━━━━━ RAW DATA ━━━━━
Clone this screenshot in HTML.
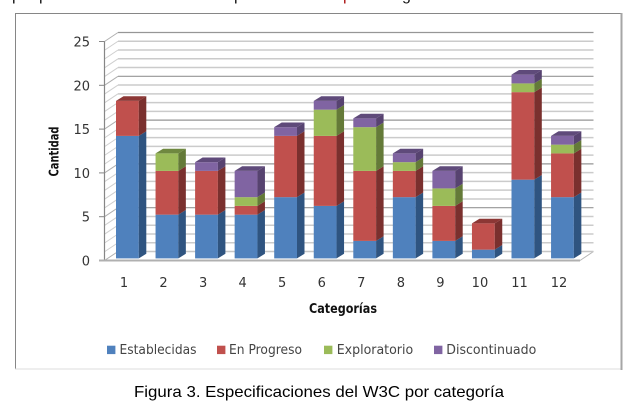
<!DOCTYPE html>
<html lang="es">
<head>
<meta charset="utf-8">
<title>Figura 3</title>
<style>
html,body{margin:0;padding:0;background:#fff;}
body{width:644px;height:411px;overflow:hidden;}
svg{display:block;}
text{font-family:"DejaVu Sans","Liberation Sans",sans-serif;}
.soft{filter:blur(0.3px);}
</style>
</head>
<body>
<svg id="chart" xmlns="http://www.w3.org/2000/svg" width="644" height="411" viewBox="0 0 644 411">
  <g font-size="16">
    <text x="12" y="0" fill="#111" style="font-family:'Liberation Sans',sans-serif">p</text>
    <text x="39" y="0" fill="#111" style="font-family:'Liberation Sans',sans-serif">p</text>
    <text x="234" y="0" fill="#111" style="font-family:'Liberation Sans',sans-serif">p</text>
    <text x="343" y="0" fill="#a11" style="font-family:'Liberation Sans',sans-serif">p</text>
    <text x="402" y="0" fill="#111" style="font-family:'Liberation Sans',sans-serif">g</text>
  </g>
  <g>
    <line x1="15.5" y1="13.5" x2="622" y2="13.5" stroke="#868686" stroke-width="1"/>
    <line x1="15.5" y1="13" x2="15.5" y2="369" stroke="#868686" stroke-width="1"/>
    <line x1="15" y1="369" x2="622" y2="369" stroke="#dcdcdc" stroke-width="1"/>
    <line x1="621.5" y1="13" x2="621.5" y2="370" stroke="#a6a6a6" stroke-width="2"/>
  </g>
  <g id="grid" class="soft"></g>
  <g id="bars" class="soft"></g>
  <g id="axes" class="soft"></g>
  <text class="soft" x="343" y="313" text-anchor="middle" font-size="13" font-weight="bold" fill="#111" textLength="68" lengthAdjust="spacingAndGlyphs" style="font-family:'DejaVu Sans',sans-serif">Categorías</text>
  <text class="soft" transform="translate(58.5,151.5) rotate(-90)" text-anchor="middle" font-size="13" font-weight="bold" fill="#111" textLength="50" lengthAdjust="spacingAndGlyphs" style="font-family:'DejaVu Sans',sans-serif">Cantidad</text>
  <g id="legend" class="soft"></g>
  <text x="134" y="397" font-size="16" fill="#000" textLength="370" lengthAdjust="spacingAndGlyphs" style="font-family:'Liberation Sans',sans-serif">Figura 3. Especificaciones del W3C por categoría</text>
</svg>
<script>
const categories = ['1','2','3','4','5','6','7','8','9','10','11','12'];
const establecidas = [14,5,5,5,7,6,2,7,2,1,9,7];
const enProgreso = [4,5,5,1,7,8,8,3,4,3,10,5];
const exploratorio = [0,2,0,1,0,3,5,1,2,0,1,1];
const discontinuado = [0,0,1,3,1,1,1,1,2,0,1,1];
const seriesNames = ['Establecidas','En Progreso','Exploratorio','Discontinuado'];
const yTicks = [0,5,10,15,20,25];
const yMax = 25;

const seriesValues = [establecidas, enProgreso, exploratorio, discontinuado];
const palette = [
  {front:'#4f81bd', side:'#2f5480', top:'#3a6391'},
  {front:'#c0504d', side:'#7a302e', top:'#8c3735'},
  {front:'#9bbb59', side:'#647a38', top:'#6f8840'},
  {front:'#8064a2', side:'#574370', top:'#5f4a7a'}
];
const NS = 'http://www.w3.org/2000/svg';
function mk(tag, attrs, parent) {
  const el = document.createElementNS(NS, tag);
  for (const k in attrs) el.setAttribute(k, attrs[k]);
  parent.appendChild(el);
  return el;
}
// axis functions
const unitPx = 8.76;
const axisFrontY0 = 260.5;
const barBaseY = 258.4;
const depthX = 13.5, depthY = 9;
const barDX = 7.5, barDY = 4.6;
const barW = 22.8, pitch = 39.55, firstBarX = 116;
const wallX = 104.5, plotRight = 580;
function axisY(v) { return axisFrontY0 - v * unitPx; }
function barY(v) { return barBaseY - v * 8.75; }
function barX(i) { return firstBarX + i * pitch; }

const grid = document.getElementById('grid');
for (let v = 0; v <= yMax; v++) {
  const y = axisY(v);
  const major = v % 5 === 0;
  const g = mk('g', {}, grid);
  
  
  if (v > 0) {
    mk('line', {x1: wallX + depthX, y1: y - depthY, x2: plotRight + depthX, y2: y - depthY,
      stroke: major ? '#969696' : '#cbcbcb', 'stroke-width': major ? 1.2 : 1.5}, g);
  }
  mk('line', {x1: wallX, y1: y, x2: wallX + depthX, y2: y - depthY,
    stroke: major ? '#b0b0b0' : '#cfcfcf', 'stroke-width': 1}, g);
}
const floorG = mk('g', {}, grid);


mk('line', {x1: plotRight, y1: axisY(0), x2: plotRight + depthX, y2: axisY(0) - depthY, stroke: '#b5b5b5', 'stroke-width': 1}, floorG);
mk('line', {x1: wallX + depthX, y1: axisY(0) - depthY, x2: plotRight + depthX, y2: axisY(0) - depthY, stroke: '#c6c6c6', 'stroke-width': 1.4}, floorG);

const barsG = document.getElementById('bars');
categories.forEach(function (cat, i) {
  const x = barX(i);
  const group = mk('g', {}, barsG);
  
  
  let acc = 0;
  let topSeries = 0;
  seriesValues.forEach(function (vals, s) {
    const v = vals[i];
    if (v <= 0) return;
    const y0 = barY(acc), y1 = barY(acc + v);
    const c = palette[s];
    const seg = mk('g', {}, group);
    
    
    mk('rect', {x: x, y: y1, width: barW, height: y0 - y1, fill: c.front}, seg);
    mk('polygon', {points: [x + barW, y0, x + barW + barDX, y0 - barDY, x + barW + barDX, y1 - barDY, x + barW, y1].join(' '), fill: c.side}, seg);
    acc += v;
    topSeries = s;
  });
  const yt = barY(acc);
  const capFill = palette[topSeries].top;
  const cap = mk('polygon', {points: [x, yt, x + barDX, yt - barDY, x + barW + barDX, yt - barDY, x + barW, yt].join(' '), fill: capFill}, group);
  
  
});

const axes = document.getElementById('axes');
const yLine = mk('line', {x1: wallX, y1: axisY(yMax), x2: wallX, y2: axisY(0), stroke: '#868686', 'stroke-width': 1.2}, axes);


const xLine = mk('line', {x1: 99, y1: axisY(0), x2: plotRight, y2: axisY(0), stroke: '#b0b0b0', 'stroke-width': 2}, axes);


yTicks.forEach(function (v) {
  const y = axisY(v);
  if (v > 0) {
    const t = mk('line', {x1: 99, y1: y, x2: wallX, y2: y, stroke: '#868686', 'stroke-width': 1}, axes);
    
    
  }
  const lab = mk('text', {x: 90, y: y + 5, 'text-anchor': 'end', 'font-size': 13, fill: '#333'}, axes);
  
  
  lab.textContent = String(v);
});
categories.forEach(function (cat, i) {
  const lab = mk('text', {x: barX(i) + 8, y: 287, 'text-anchor': 'middle', 'font-size': 13, fill: '#333'}, axes);
  
  
  lab.textContent = cat;
});

const legend = document.getElementById('legend');
const legendSwatchX = [107, 217, 324, 434];
const legendTextX = [119.5, 229, 336.7, 446.3];
const legendTextW = [77, 73, 76.5, 90];
seriesNames.forEach(function (name, s) {
  const g = mk('g', {}, legend);
  
  
  mk('rect', {x: legendSwatchX[s], y: 345.7, width: 8.4, height: 8.4, fill: palette[s].front}, g);
  const t = mk('text', {x: legendTextX[s], y: 354, 'font-size': 13, fill: '#444',
    textLength: legendTextW[s], lengthAdjust: 'spacingAndGlyphs'}, g);
  t.textContent = name;
});
</script>
</body>
</html>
━━━━━
» WHAT THE TASK ASKS:
Reproduce all of the data exactly; the pictures do not belong in the copy.

» SOLUTION:
Clone this screenshot in HTML.
<!DOCTYPE html>
<html lang="es">
<head>
<meta charset="utf-8">
<title>Figura 3</title>
<style>
html,body{margin:0;padding:0;background:#fff;}
body{width:644px;height:411px;overflow:hidden;}
svg{display:block;}
text{font-family:"DejaVu Sans","Liberation Sans",sans-serif;}
.soft{filter:blur(0.3px);}
</style>
</head>
<body>
<svg id="chart" xmlns="http://www.w3.org/2000/svg" width="644" height="411" viewBox="0 0 644 411">
  <g font-size="16">
    <text x="12" y="0" fill="#111" style="font-family:'Liberation Sans',sans-serif">p</text>
    <text x="39" y="0" fill="#111" style="font-family:'Liberation Sans',sans-serif">p</text>
    <text x="234" y="0" fill="#111" style="font-family:'Liberation Sans',sans-serif">p</text>
    <text x="343" y="0" fill="#a11" style="font-family:'Liberation Sans',sans-serif">p</text>
    <text x="402" y="0" fill="#111" style="font-family:'Liberation Sans',sans-serif">g</text>
  </g>
  <g>
    <line x1="15.5" y1="13.5" x2="622" y2="13.5" stroke="#868686" stroke-width="1"/>
    <line x1="15.5" y1="13" x2="15.5" y2="369" stroke="#868686" stroke-width="1"/>
    <line x1="15" y1="369" x2="622" y2="369" stroke="#dcdcdc" stroke-width="1"/>
    <line x1="621.5" y1="13" x2="621.5" y2="370" stroke="#a6a6a6" stroke-width="2"/>
  </g>
  <g id="grid" class="soft"></g>
  <g id="bars" class="soft"></g>
  <g id="axes" class="soft"></g>
  <text class="soft" x="343" y="313" text-anchor="middle" font-size="13" font-weight="bold" fill="#111" textLength="68" lengthAdjust="spacingAndGlyphs" style="font-family:'DejaVu Sans',sans-serif">Categorías</text>
  <text class="soft" transform="translate(58.5,151.5) rotate(-90)" text-anchor="middle" font-size="13" font-weight="bold" fill="#111" textLength="50" lengthAdjust="spacingAndGlyphs" style="font-family:'DejaVu Sans',sans-serif">Cantidad</text>
  <g id="legend" class="soft"></g>
  <text x="134" y="397" font-size="16" fill="#000" textLength="370" lengthAdjust="spacingAndGlyphs" style="font-family:'Liberation Sans',sans-serif">Figura 3. Especificaciones del W3C por categoría</text>
</svg>
<script>
const categories = ['1','2','3','4','5','6','7','8','9','10','11','12'];
const establecidas = [14,5,5,5,7,6,2,7,2,1,9,7];
const enProgreso = [4,5,5,1,7,8,8,3,4,3,10,5];
const exploratorio = [0,2,0,1,0,3,5,1,2,0,1,1];
const discontinuado = [0,0,1,3,1,1,1,1,2,0,1,1];
const seriesNames = ['Establecidas','En Progreso','Exploratorio','Discontinuado'];
const yTicks = [0,5,10,15,20,25];
const yMax = 25;

const seriesValues = [establecidas, enProgreso, exploratorio, discontinuado];
const palette = [
  {front:'#4f81bd', side:'#2f5480', top:'#3a6391'},
  {front:'#c0504d', side:'#7a302e', top:'#8c3735'},
  {front:'#9bbb59', side:'#647a38', top:'#6f8840'},
  {front:'#8064a2', side:'#574370', top:'#5f4a7a'}
];
const NS = 'http://www.w3.org/2000/svg';
function mk(tag, attrs, parent) {
  const el = document.createElementNS(NS, tag);
  for (const k in attrs) el.setAttribute(k, attrs[k]);
  parent.appendChild(el);
  return el;
}
// axis functions
const unitPx = 8.76;
const axisFrontY0 = 260.5;
const barBaseY = 258.4;
const depthX = 13.5, depthY = 9;
const barDX = 7.5, barDY = 4.6;
const barW = 22.8, pitch = 39.55, firstBarX = 116;
const wallX = 104.5, plotRight = 580;
function axisY(v) { return axisFrontY0 - v * unitPx; }
function barY(v) { return barBaseY - v * 8.75; }
function barX(i) { return firstBarX + i * pitch; }

const grid = document.getElementById('grid');
for (let v = 0; v <= yMax; v++) {
  const y = axisY(v);
  const major = v % 5 === 0;
  const g = mk('g', {}, grid);
  
  
  if (v > 0) {
    mk('line', {x1: wallX + depthX, y1: y - depthY, x2: plotRight + depthX, y2: y - depthY,
      stroke: major ? '#969696' : '#cbcbcb', 'stroke-width': major ? 1.2 : 1.5}, g);
  }
  mk('line', {x1: wallX, y1: y, x2: wallX + depthX, y2: y - depthY,
    stroke: major ? '#b0b0b0' : '#cfcfcf', 'stroke-width': 1}, g);
}
const floorG = mk('g', {}, grid);


mk('line', {x1: plotRight, y1: axisY(0), x2: plotRight + depthX, y2: axisY(0) - depthY, stroke: '#b5b5b5', 'stroke-width': 1}, floorG);
mk('line', {x1: wallX + depthX, y1: axisY(0) - depthY, x2: plotRight + depthX, y2: axisY(0) - depthY, stroke: '#c6c6c6', 'stroke-width': 1.4}, floorG);

const barsG = document.getElementById('bars');
categories.forEach(function (cat, i) {
  const x = barX(i);
  const group = mk('g', {}, barsG);
  
  
  let acc = 0;
  let topSeries = 0;
  seriesValues.forEach(function (vals, s) {
    const v = vals[i];
    if (v <= 0) return;
    const y0 = barY(acc), y1 = barY(acc + v);
    const c = palette[s];
    const seg = mk('g', {}, group);
    
    
    mk('rect', {x: x, y: y1, width: barW, height: y0 - y1, fill: c.front}, seg);
    mk('polygon', {points: [x + barW, y0, x + barW + barDX, y0 - barDY, x + barW + barDX, y1 - barDY, x + barW, y1].join(' '), fill: c.side}, seg);
    acc += v;
    topSeries = s;
  });
  const yt = barY(acc);
  const capFill = palette[topSeries].top;
  const cap = mk('polygon', {points: [x, yt, x + barDX, yt - barDY, x + barW + barDX, yt - barDY, x + barW, yt].join(' '), fill: capFill}, group);
  
  
});

const axes = document.getElementById('axes');
const yLine = mk('line', {x1: wallX, y1: axisY(yMax), x2: wallX, y2: axisY(0), stroke: '#868686', 'stroke-width': 1.2}, axes);


const xLine = mk('line', {x1: 99, y1: axisY(0), x2: plotRight, y2: axisY(0), stroke: '#b0b0b0', 'stroke-width': 2}, axes);


yTicks.forEach(function (v) {
  const y = axisY(v);
  if (v > 0) {
    const t = mk('line', {x1: 99, y1: y, x2: wallX, y2: y, stroke: '#868686', 'stroke-width': 1}, axes);
    
    
  }
  const lab = mk('text', {x: 90, y: y + 5, 'text-anchor': 'end', 'font-size': 13, fill: '#333'}, axes);
  
  
  lab.textContent = String(v);
});
categories.forEach(function (cat, i) {
  const lab = mk('text', {x: barX(i) + 8, y: 287, 'text-anchor': 'middle', 'font-size': 13, fill: '#333'}, axes);
  
  
  lab.textContent = cat;
});

const legend = document.getElementById('legend');
const legendSwatchX = [107, 217, 324, 434];
const legendTextX = [119.5, 229, 336.7, 446.3];
const legendTextW = [77, 73, 76.5, 90];
seriesNames.forEach(function (name, s) {
  const g = mk('g', {}, legend);
  
  
  mk('rect', {x: legendSwatchX[s], y: 345.7, width: 8.4, height: 8.4, fill: palette[s].front}, g);
  const t = mk('text', {x: legendTextX[s], y: 354, 'font-size': 13, fill: '#444',
    textLength: legendTextW[s], lengthAdjust: 'spacingAndGlyphs'}, g);
  t.textContent = name;
});
</script>
</body>
</html>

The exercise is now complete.